Update on last week's reported SAM test issues:
- Timeout failures on svc20 (AAA server) on Friday - Jyothish removed from cluster. Telegraf and Icinga were also down. Jyothish has ticket with Fabric. - UPDATE: was running out of RAM. Jyothish added memory limits which were missing and re-instated to the cluster just before the meeting.
- Network problems - continuing with several problem periods throughout the week.
- After 2. the other AAA servers and manager failed 'federation' test fairly consistently since. Restarts of the usual services by Katy and Jyothish has not fixed it. - UPDATE : restarts on the UK redirector helped with this
- ARC-CE xrootd-access test requires AAA. - Has not been a problem this week.

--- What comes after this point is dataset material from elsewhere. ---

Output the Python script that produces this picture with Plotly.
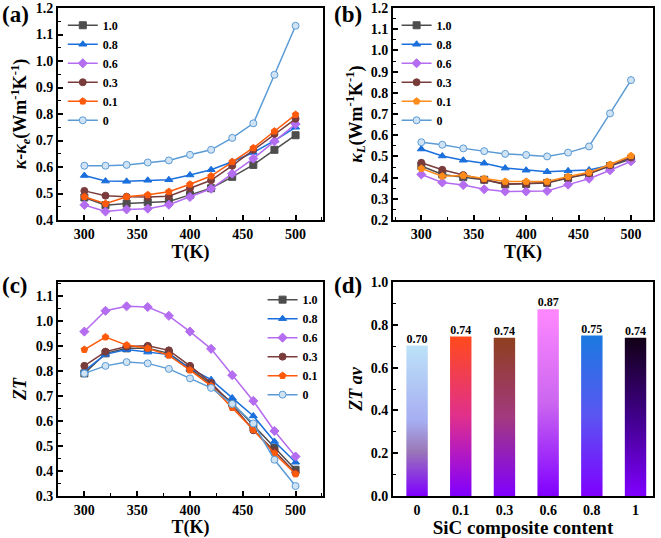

- New tokens tests for CEs are generally working, but the 'basic' test is in warning due to jobs almost entirely landing on 2018/9 WNs which do not have IPv6 (Tom Birkett might comment). UPDATE: CMS said they are ok with the test being yellow
- 'Connection' test for Antares endpoints in warning due to no IPv6 - how are the tests for the new EOS nodes going? UPDATE: perf tests ongoing but some improvement.
CMS took advantage of other VOs dropping out and claimed a huge number of WNs over the weekend. In general job performance has been good, with just a couple of clear efficiency drops or failure spikes throughout the week.
Transfers:
Periods of excellent transfer rate to buffer and tape. Some file exists errors likely due to network disruption - Katy investigating if clean-up is necessary if auto-mechanism is not effective.
Disk transfer failures have calmed with Echo as destination (could be other end of transfer in any case). With Echo as source errors still look bad - investigating.